See the finished woks and learn more about the exhibition here: Body, Joy, Cage, Scar.
Winter 2020
In December of 2020 I was invited to create an experimental performance for a short residency at VisArts in Rockville, MD. The piece incorporated porcelain sculptures, embroidery pieces, an old ballet costume, a model spine, mobility aid devices, and a variety of other props that I interacted with in a variety of ways during multiple experimental performance trials in the VisArts gallery space.
Spring 2020
Before the whole world shut down due to Covid-19, I was already isolated because of a long, slow recovery from my 13-level spinal fusion surgery. Once I had the energy to sit up on my own for 30 minutes or even an hour at a time, I began working in a makeshift, at-home studio that I set up in my parents' home just prior to surgery. I was limited by energy, strength, and significant pain, so my work had to adapt accordingly. I made small clay bone-like shapes while performing my daily walking exercises, created small drawings in my sketchbook in bed, traced my body's shape over and over again in an old bathroom mirror, and I began using my projector to translate stills from a video of my surgery onto cotton fabric. The projector helped me to work very quickly, which was important because sitting in a chair was something I couldn't do for long periods of time.
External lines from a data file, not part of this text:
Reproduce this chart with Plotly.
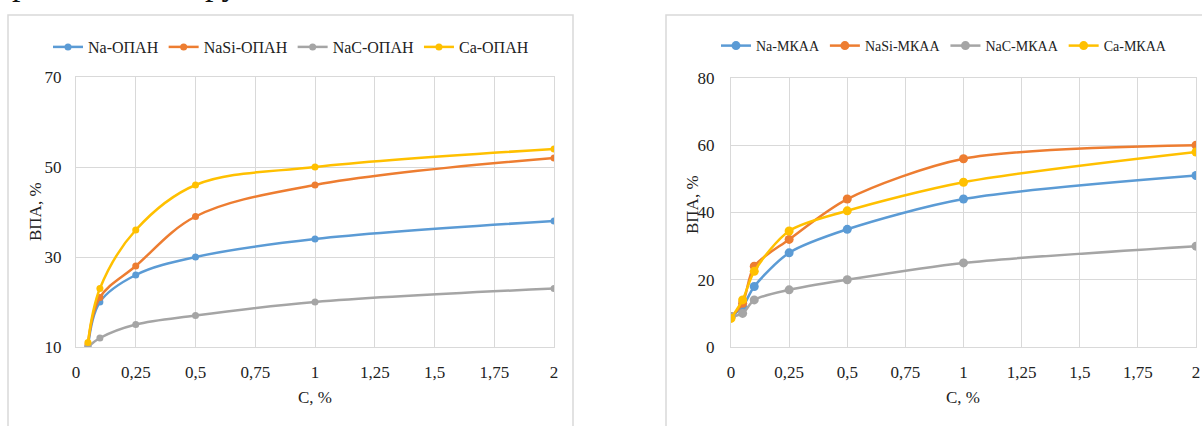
import plotly.graph_objects as go

# Left chart (ОПАН)
x_left = [0.05, 0.1, 0.25, 0.5, 1, 2]
na_opan = [10, 20, 26, 30, 34, 38]
nasi_opan = [10.5, 21, 28, 39, 46, 52]
nac_opan = [10, 12, 15, 17, 20, 23]
ca_opan = [11, 23, 36, 46, 50, 54]

# Right chart (МКАА)
x_right = [0, 0.05, 0.1, 0.25, 0.5, 1, 2]
na_mkaa = [9, 12, 18, 28, 35, 44, 51]
nasi_mkaa = [9, 13, 24, 32, 44, 56, 60]
nac_mkaa = [9, 10, 14, 17, 20, 25, 30]
ca_mkaa = [8.5, 14, 22.5, 34.5, 40.5, 49, 58]

x_ticks = [0, 0.25, 0.5, 0.75, 1, 1.25, 1.5, 1.75, 2]
left_names = ["Na-ОПАН", "NaSi-ОПАН", "NaC-ОПАН", "Ca-ОПАН"]
right_names = ["Na-МКАА", "NaSi-МКАА", "NaC-МКАА", "Ca-МКАА"]
colors = ["#5B9BD5", "#ED7D31", "#A5A5A5", "#FFC000"]

W, H = 1202, 426
FONT = "Liberation Serif"

fig = go.Figure()
for name, ys, c in zip(left_names, [na_opan, nasi_opan, nac_opan, ca_opan], colors):
    fig.add_trace(go.Scatter(x=x_left, y=ys, name=name, mode="lines+markers",
                             line=dict(color=c, width=2.5, shape="spline", smoothing=1),
                             marker=dict(color=c, size=7),
                             xaxis="x", yaxis="y", legend="legend"))
for name, ys, c in zip(right_names, [na_mkaa, nasi_mkaa, nac_mkaa, ca_mkaa], colors):
    fig.add_trace(go.Scatter(x=x_right, y=ys, name=name, mode="lines+markers",
                             line=dict(color=c, width=2.5, shape="spline", smoothing=0.8),
                             marker=dict(color=c, size=9),
                             xaxis="x2", yaxis="y2", legend="legend2"))

axis_common = dict(showgrid=True, gridcolor="#D9D9D9", gridwidth=1, zeroline=False,
                   showline=True, linecolor="#D9D9D9", linewidth=1, mirror=True,
                   ticks="outside", tickcolor="rgba(0,0,0,0)", automargin=False,
                   tickfont=dict(family=FONT, size=17, color="#222"))

fig.update_layout(
    width=W, height=H, margin=dict(l=0, r=0, t=0, b=0, autoexpand=False),
    paper_bgcolor="white", plot_bgcolor="white",
    separators=", ",
    font=dict(family=FONT, size=16, color="#222"),
    xaxis=dict(domain=[76 / W, 554 / W], range=[0, 2], tickvals=x_ticks, ticklen=10,
               anchor="y", **axis_common),
    yaxis=dict(domain=[1 - 347 / H, 1 - 77 / H], range=[10, 70], tickvals=[10, 30, 50, 70],
               ticklen=10, anchor="x", **axis_common),
    xaxis2=dict(domain=[731 / W, 1196 / W], range=[0, 2], tickvals=x_ticks, ticklen=10,
                anchor="y2", **axis_common),
    yaxis2=dict(domain=[1 - 347 / H, 1 - 78 / H], range=[0, 80], tickvals=[0, 20, 40, 60, 80],
                ticklen=12, anchor="x2", **axis_common),
    legend=dict(orientation="h", x=48 / W, y=1 - 30 / H, xanchor="left", yanchor="top",
                font=dict(family=FONT, size=16, color="#222"), itemwidth=30,
                bgcolor="rgba(0,0,0,0)"),
    legend2=dict(orientation="h", x=716 / W, y=1 - 30 / H, xanchor="left", yanchor="top",
                 font=dict(family=FONT, size=14, color="#222"), itemwidth=30,
                 bgcolor="rgba(0,0,0,0)"),
    shapes=[
        dict(type="rect", xref="paper", yref="paper", x0=8 / W, x1=573 / W,
             y0=-0.1, y1=1 - 15 / H, line=dict(color="#D9D9D9", width=1.5)),
        dict(type="rect", xref="paper", yref="paper", x0=666 / W, x1=1.1,
             y0=-0.1, y1=1 - 15 / H, line=dict(color="#D9D9D9", width=1.5)),
    ],
    annotations=[
        dict(text="ВПА, %", textangle=-90, xref="paper", yref="paper",
             x=35 / W, y=1 - 212 / H, xanchor="center", yanchor="middle",
             showarrow=False, font=dict(family=FONT, size=17)),
        dict(text="ВПА, %", textangle=-90, xref="paper", yref="paper",
             x=693 / W, y=1 - 205 / H, xanchor="center", yanchor="middle",
             showarrow=False, font=dict(family=FONT, size=17)),
        dict(text="C, %", xref="paper", yref="paper", x=315 / W, y=1 - 397 / H,
             xanchor="center", yanchor="middle",
             showarrow=False, font=dict(family=FONT, size=17)),
        dict(text="C, %", xref="paper", yref="paper", x=963 / W, y=1 - 397 / H,
             xanchor="center", yanchor="middle",
             showarrow=False, font=dict(family=FONT, size=17)),
        dict(text="р", xref="paper", yref="paper", x=20 / W, y=1 - 4 / H,
             xanchor="center", yanchor="bottom",
             showarrow=False, font=dict(family=FONT, size=34, color="#111")),
        dict(text="ру", xref="paper", yref="paper", x=222 / W, y=1 - 4 / H,
             xanchor="center", yanchor="bottom",
             showarrow=False, font=dict(family=FONT, size=34, color="#111")),
    ],
)

fig.write_html("out.html", config={"displayModeBar": False},
               post_script="document.body.style.margin='0';document.body.style.overflow='hidden';")
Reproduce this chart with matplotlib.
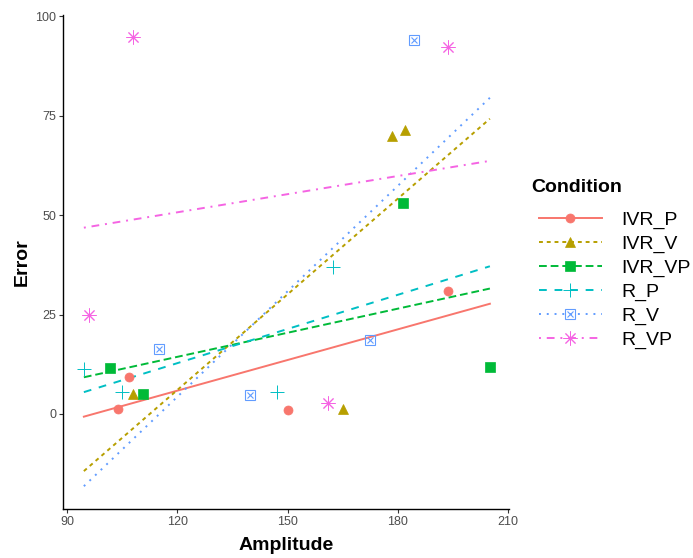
import numpy as np
import matplotlib
matplotlib.use("Agg")
import matplotlib.pyplot as plt
from matplotlib.lines import Line2D
from matplotlib.legend_handler import HandlerTuple

plt.rcParams['font.family'] = ['Liberation Sans', 'DejaVu Sans']

# points, one pair of arrays per condition
ivr_p_x = [104.0, 107.0, 150.0, 193.5]
ivr_p_y = [1.3, 9.3, 1.0, 31.0]
ivr_v_x = [108.0, 178.5, 182.0, 165.0]
ivr_v_y = [5.0, 69.8, 71.3, 1.2]
ivr_vp_x = [101.7, 110.8, 181.4, 205.0]
ivr_vp_y = [11.5, 5.0, 53.1, 11.9]
r_p_x = [94.6, 104.9, 147.0, 162.4]
r_p_y = [11.3, 5.6, 5.6, 36.9]
r_v_x = [114.9, 139.9, 172.4, 184.4]
r_v_y = [16.3, 4.8, 18.6, 94.0]
r_vp_x = [107.9, 96.0, 160.9, 193.5]
r_vp_y = [94.9, 24.8, 2.7, 92.4]

conditions = ["IVR_P", "IVR_V", "IVR_VP", "R_P", "R_V", "R_VP"]
xs = [ivr_p_x, ivr_v_x, ivr_vp_x, r_p_x, r_v_x, r_vp_x]
ys = [ivr_p_y, ivr_v_y, ivr_vp_y, r_p_y, r_v_y, r_vp_y]

colors = ["#F8766D", "#B79F00", "#00BA38", "#00BFC4", "#619CFF", "#F564E3"]
dashes = [None, (2, 2), (4, 2), (4, 4), (1, 3), (1, 3, 4, 3)]
markers = ["o", "^", "s", "+", "s", (8, 2, 0)]
msizes = [6.5, 7, 6.5, 10, 6.5, 10]

lw = 1.4

fig = plt.figure(figsize=(6.93, 5.58), dpi=100)
ax = fig.add_axes([0.0913, 0.0878, 0.6432, 0.885])

xmin = min(min(x) for x in xs)
xmax = max(max(x) for x in xs)
xfit = np.linspace(xmin, xmax, 50)

handles = []
for name, x, y, c, d, m, s in zip(conditions, xs, ys, colors, dashes, markers, msizes):
    slope, icpt = np.polyfit(x, y, 1)
    line, = ax.plot(xfit, slope * xfit + icpt, color=c, lw=lw, zorder=2)
    if d is not None:
        line.set_dashes(d)
    if name == "R_V":
        ax.plot(x, y, ls="none", marker="s", ms=s, mfc="none", mec=c, mew=0.8, zorder=3)
        ax.plot(x, y, ls="none", marker="x", ms=s * 0.7, mec=c, mew=0.8, zorder=3)
        h1 = Line2D([], [], color=c, lw=lw, marker="s", ms=s, mfc="none", mec=c, mew=0.8)
        h1.set_dashes(d)
        h2 = Line2D([], [], ls="none", marker="x", ms=s * 0.7, mec=c, mew=0.8)
        handles.append((h1, h2))
    else:
        mew = 0.7 if name in ("R_P", "R_VP") else 0.5
        ax.plot(x, y, ls="none", marker=m, ms=s, color=c, mec=c, mew=mew, zorder=3)
        h = Line2D([], [], color=c, lw=lw, marker=m, ms=s, mec=c, mew=mew)
        if d is not None:
            h.set_dashes(d)
        handles.append(h)

ax.set_xlim(89.0, 210.2)
ax.set_ylim(-23.9, 100.3)
ax.set_xticks([90, 120, 150, 180, 210])
ax.set_yticks([0, 25, 50, 75, 100])

for side in ["top", "right"]:
    ax.spines[side].set_visible(False)
for side in ["left", "bottom"]:
    ax.spines[side].set_linewidth(1.0)
    ax.spines[side].set_color("black")
ax.tick_params(length=3.0, width=0.8, color="#333333", labelcolor="#4D4D4D",
               labelsize=9, pad=2.2)

ax.set_xlabel("Amplitude", fontsize=14, fontweight="bold", labelpad=6)
ax.set_ylabel("Error", fontsize=14, fontweight="bold", labelpad=3)

fig.text(531 / 693, 1 - 187 / 558, "Condition", fontsize=14, fontweight="bold",
         ha="left", va="center")
leg = fig.legend(handles, conditions, loc="upper left", bbox_to_anchor=(0.753, 0.6535),
                 frameon=False, fontsize=14, handlelength=3.2, handletextpad=1.0,
                 labelspacing=0.32, numpoints=1,
                 handler_map={tuple: HandlerTuple(ndivide=1)})

fig.savefig("out.png", dpi=100)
The work I made in this home studio became a starting point for a major shift in my work where I have since been investigating the structure and anatomy of my physical body, and my relationship to my body while depending on the care of others, and healing and caring for myself.
Fall / Winter 2019
October - December 2019
Summer - Fall 2019
June - September 2019
Summer - Fall 2018
In late summer 2018 I was awarded a long term residency at the Arlington Arts Center. I moved into my new studio in the late summer and continued my investigations with fiber-based materials on a smaller scale. The pieces I created in the summer-fall of 2018 were the start of my altered blanket series, which is ongoing. In January of 2019, two pieces from this series were included in a group exhibition titled "Over, Under, Forward, Back" which was written about in multiple publications, including The Washington City Paper.
Fall 2017 - Spring 2018
In September of 2017, I was invited back to Arlington Arts Center for a second short term residency for nine months. I shared the space with Jen Noone and we discovered an awesome connection between our work in the themes and explorations that guided our work. During the first part of this residency I made a lot of sculptural work with plaster casts, chicken wire, crocheted blankets, and donated fabric, and wood.
Summer 2017
For about 5 months starting in the summer of 2017 I worked out of a gorgeous studio at Edgewood, the oldest existing artist warehouse in Washington, DC. This place had an incredible energy to it, as it should; artists such as Tara Donovan and Martin Puryear worked out of these same walls. You could feel the energy shift like entering a portal as soon as you walked through the street door. In this space, I developed the start of a new series, Gradient, which was later exhibited at the Anacostia Arts Center in Washington, DC.
Fall 2016
My second studio was a short-term residency at Arlington Arts Center in Arlington, VA. During this time, I used a lot of the leftover donated textiles collected for my previous installation (Stretch, 2015) as materials to explore a variety of new techniques and approaches. The residency culminated in my largest work to date, ROYGBIV (2017), which is on view and permanent loan in the atrium of the Arlington Arts Center.
Summer 2015
My very first studio was a summer sublet at Jackson Art Center in Washington, DC. In those short few months, I worked on an installation for Art All Night (Nuit Blanche) DC, curated by Ariana Austin. The finished installation, Stretch (2015) was over 300 ft long, and since its debut appearance at Carnegie Library in DC it has been installed in multiple other venues in Washington DC, Maryland, and even Ontario, Canada.